# Thread: Finding dy/dx of equation using both chain rule and product rule

1. ## Finding dy/dx of equation using both chain rule and product rule

Hello everyone,

Recently I've been learning about the chain rule and the product rule, which by themselves is fairly straightforward to solve. However, it becomes a little more complex when attempting to solve an equation with both of them together. So any help in solving the following equation using the chain rule and product rule will be greatly appreciated.

Here is the equation:

y = (3x + 5) ^2 x (2x - 2)

I solved the chain rule part (I think), which is the (3x + 5) ^2 segment. Using the chain rule, I got the answer 6(3x + 5), leaving me with the equation of:

y = 6(3x + 5)(2x - 2) to be solved using the product rule. But I am not entirely confident with the steps involved, as I believe it involves factorizing and such.

Thanks!

Nathaniel

2. That's not how it is done...

y = 6(3x + 5)(2x - 2) is wrong, because y = (3x + 5)^2 . (2x - 2) [use . if necessary to show product]

Using product rule first:

Let us break it up.

Let u = (3x+5)^2, let v = (2x-2)

then, we get:

$\dfrac{du}{dx} = 6(3x + 5) = 18x + 30$

$\dfrac{dv}{dx} = 2$

Then, y = uv

y' = udv/dx + vdu/dx

$y'= (3x+5)^2 \cdot 2 + (2x-2) \cdot (18x + 30)$

Now, you simplify:

$y'= 2(3x+5)^2 + (2x-2)(18x + 30)$

You can expand and simplify further itf you want.

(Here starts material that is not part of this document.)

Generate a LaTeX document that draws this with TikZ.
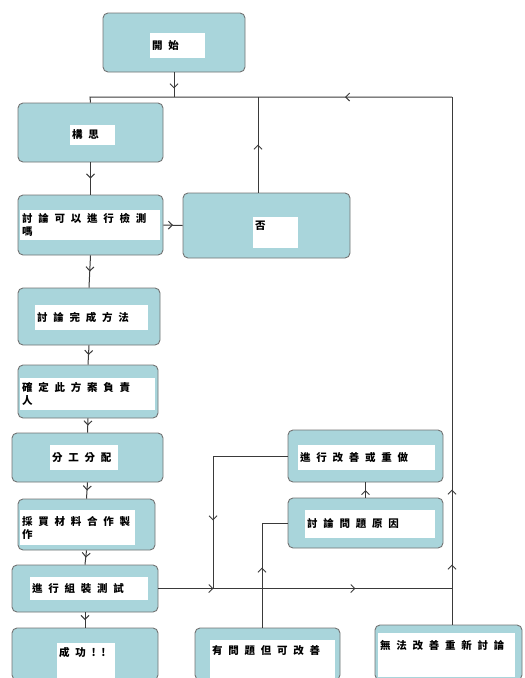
\documentclass[tikz,border=0pt]{standalone}
\usepackage{fontspec}
\newfontfamily\cjk[LetterSpace=55]{Noto Sans CJK TC}
\usetikzlibrary{arrows.meta, positioning, calc, decorations.markings}
\definecolor{boxteal}{HTML}{A9D5DB}
\definecolor{lineg}{HTML}{3A3A3A}

\begin{document}
\begin{tikzpicture}[x=1pt, y=-1pt,
    stepbox/.style={draw=black!55, fill=boxteal, rounded corners=5pt, line width=0.9pt},
    strip/.style={fill=white, inner sep=2pt, align=left,
                  font=\cjk\bfseries\fontsize{10.5}{13}\selectfont},
    flow/.style={draw=lineg, line width=1pt},
    midarrow/.style={postaction={decorate, decoration={markings,
        mark=at position #1 with {\arrow{Straight Barb[length=4pt, width=8pt]}}}}},
    midarrow/.default=0.5
  ]
  \useasboundingbox (0,0) rectangle (525,678);
  \clip (0,0) rectangle (525,678);

  % left column
  \node[stepbox, minimum width=142pt, minimum height=59pt] (kaishi) at (174,42.5) {};
  \node[strip, text width=51pt, minimum height=25pt] (kaishi-t) at (177.5,45.5) {開始};

  \node[stepbox, minimum width=145pt, minimum height=59pt] (gousi) at (90.5,132.5) {};
  \node[strip, text width=41pt, minimum height=20pt] (gousi-t) at (92.5,135) {構思};

  \node[stepbox, minimum width=145pt, minimum height=60pt] (taolun) at (90.5,225) {};
  \node[strip, text width=136pt, minimum height=30pt] (taolun-t) at (90,225)
    {討論可以進行檢測\\嗎};

  \node[stepbox, minimum width=142pt, minimum height=57pt] (fangfa) at (89,316.5) {};
  \node[strip, text width=109pt, minimum height=25pt] (fangfa-t) at (91.5,317.5) {討論完成方法};

  \node[stepbox, minimum width=140pt, minimum height=53pt] (queding) at (88,391.5) {};
  \node[strip, text width=131pt, minimum height=32pt] (queding-t) at (87.5,394)
    {確定此方案負責\\人};

  \node[stepbox, minimum width=151pt, minimum height=49pt] (fengong) at (87.5,457.5) {};
  \node[strip, text width=64pt, minimum height=25pt] (fengong-t) at (84,457.5) {分工分配};

  \node[stepbox, minimum width=137pt, minimum height=51pt] (caimai) at (86.5,524.5) {};
  \node[strip, text width=111pt, minimum height=35pt] (caimai-t) at (77.5,527.5)
    {採買材料合作製\\作};

  \node[stepbox, minimum width=146pt, minimum height=47pt] (zuzhuang) at (85,588.5) {};
  \node[strip, text width=114pt, minimum height=23pt] (zuzhuang-t) at (89,588.5) {進行組裝測試};

  \node[stepbox, minimum width=146pt, minimum height=52pt] (chenggong) at (85,654) {};
  \node[strip, text width=54pt, text height=11pt, text depth=22pt] (chenggong-t)
    at (86,661.5) {成功!!};

  % right side
  \node[stepbox, minimum width=167pt, minimum height=65pt] (fou) at (266.5,225.5) {};
  \node[strip, text width=41pt, text height=10pt, text depth=17pt] (fou-t)
    at (275.5,232.5) {否};

  \node[stepbox, minimum width=155pt, minimum height=52pt] (zuochong) at (365.5,456) {};
  \node[strip, text width=133pt, minimum height=25pt] (zuochong-t) at (366.5,457.5) {進行改善或重做};

  \node[stepbox, minimum width=155pt, minimum height=50pt] (yuanyin) at (365.5,523) {};
  \node[strip, text width=126pt, minimum height=28pt] (yuanyin-t) at (370,524) {討論問題原因};

  \node[stepbox, minimum width=145pt, minimum height=52pt] (gaishan) at (267.5,654) {};
  \node[strip, text width=121pt, text height=12pt, text depth=24pt] (gaishan-t)
    at (272.5,660) {有問題但可改善};

  \node[stepbox, minimum width=147pt, minimum height=55pt] (wufa) at (448.5,652.5) {};
  \node[strip, text width=133pt, text height=14pt, text depth=26pt] (wufa-t)
    at (446.5,655) {無法改善重新討論};

  % loop points
  \coordinate (loopL) at (90,97);
  \coordinate (loopR) at (452,97);
  \coordinate (joinL) at (213,588);
  \coordinate (fouTop) at ([xshift=-8.5pt]fou.north);
  \coordinate (gsTop) at ([xshift=-5.5pt]gaishan.north);

  % connectors
  \draw[flow, midarrow=16pt] (kaishi.south) -- (kaishi.south |- loopL);
  \draw[flow, midarrow=107pt] (loopR) -- (loopL) -- (gousi.north);
  \draw[flow, midarrow=48pt] (fouTop) -- (fouTop |- loopL);
  \draw[flow, midarrow=60pt, midarrow=135pt] (loopR |- wufa.north) -- (loopR);

  \draw[flow, midarrow] (gousi.south) -- (taolun.north);
  \draw[flow, midarrow] (taolun.east) -- (fou.west);
  \draw[flow, midarrow] (taolun.south) -- (fangfa.north);
  \draw[flow, midarrow] (fangfa.south) -- (queding.north);
  \draw[flow, midarrow] (queding.south) -- (fengong.north);
  \draw[flow, midarrow] (fengong.south) -- (caimai.north);
  \draw[flow, midarrow] (caimai.south) -- (zuzhuang.north);
  \draw[flow, midarrow] (zuzhuang.south) -- (chenggong.north);

  \draw[flow, midarrow=55pt, midarrow=197pt] (zuzhuang.east) -- (loopR |- zuzhuang.east);
  \draw[flow, midarrow=139pt] (zuochong.west) -| (joinL);
  \draw[flow, midarrow=60pt] (gsTop) |- (yuanyin.west);
  \draw[flow, midarrow] (yuanyin.north) -- (zuochong.south);
\end{tikzpicture}
\end{document}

3. $\displaystyle y = (3x + 5)^2(2x - 2)$

$\displaystyle \frac{dy}{dx} = (3x + 5)^2\,\frac{d}{dx}(2x - 2) + (2x -2)\,\frac{d}{dx}[(3x + 5)^2]$

$\displaystyle = 2(3x + 5)^2 + 6(3x + 5)(2x - 2)$

$\displaystyle = (3x + 5)[2(3x + 5) + 6(2x - 2)]$

$\displaystyle = (3x + 5)(6x + 10 + 12x - 12)$

$\displaystyle = (3x + 5)(18x - 2)$

$\displaystyle = 2(3x + 5)(9x - 1)$.

4. Thank you both so much for the speedy replies, Unknown008, and Prove It. Okay, so I get both methods, but there is just one thing that I think I need clarification on:

Prove It, can you please explain the reasoning behind the factorizing. As in I do not understand why the 6 suddenly moved in front of the (2x + 2), and why the (3x + 5) is out of the front of what seems to be a factorized equation.

Once again, thanks so much for all the help!

EDIT:

Actually, I get it now, I think!

That factorizing is just like

x ( 2x + 6y) and when you expand you get 2x ^ 2 + 6xy

And subbing the values of x and y, I get: 2(3x + 5) ^ 2 + 6(3x + 5)(2x - 2)

I think that is correct reasoning. Please do clarify if I am wrong though.

5. Yes, that's it

Once you get the hang of it, you can differentiate directly to what Prove It posted.

6. Actually, there's just one last thing.

The second last line of Prove It's method reads: (3x + 5)(18x - 2)

And the final answer is: 2(3x + 5)(9x -1)

I'm just wondering if I need to use the product rule to achieve that final answer?

Thanks again.

Nathaniel.

7. The conversion from the before last line to the last line is simply the factorisation of (18x -2) = 2(9x -1)

The product rule is used only on the line where dy/dx appeared first.

8. Very good indeed, Unknown008.

So the equation would still be correct if I wrote it as (3x + 5) . 2(9x -1) ? It was just confusing, because the nature of (3x + 5) didn't change with the 2 stuck out the front.

9. It's algebraically the same thing. That's why in my post, I told you that you could simplify further if you want.

Sometimes, for the problem, it's better to simplify for the other parts to be easier.

Sometimes, it's just a matter of substituting values of x and/or y. Then, simplification doesn't necessaily makes it easier than before.

10. Excellent. I think my troubles regarding this problem have been solved now. I'll just do some practice with similar problems. This has been a great help, and yet again a wonderful resource.

Cheers!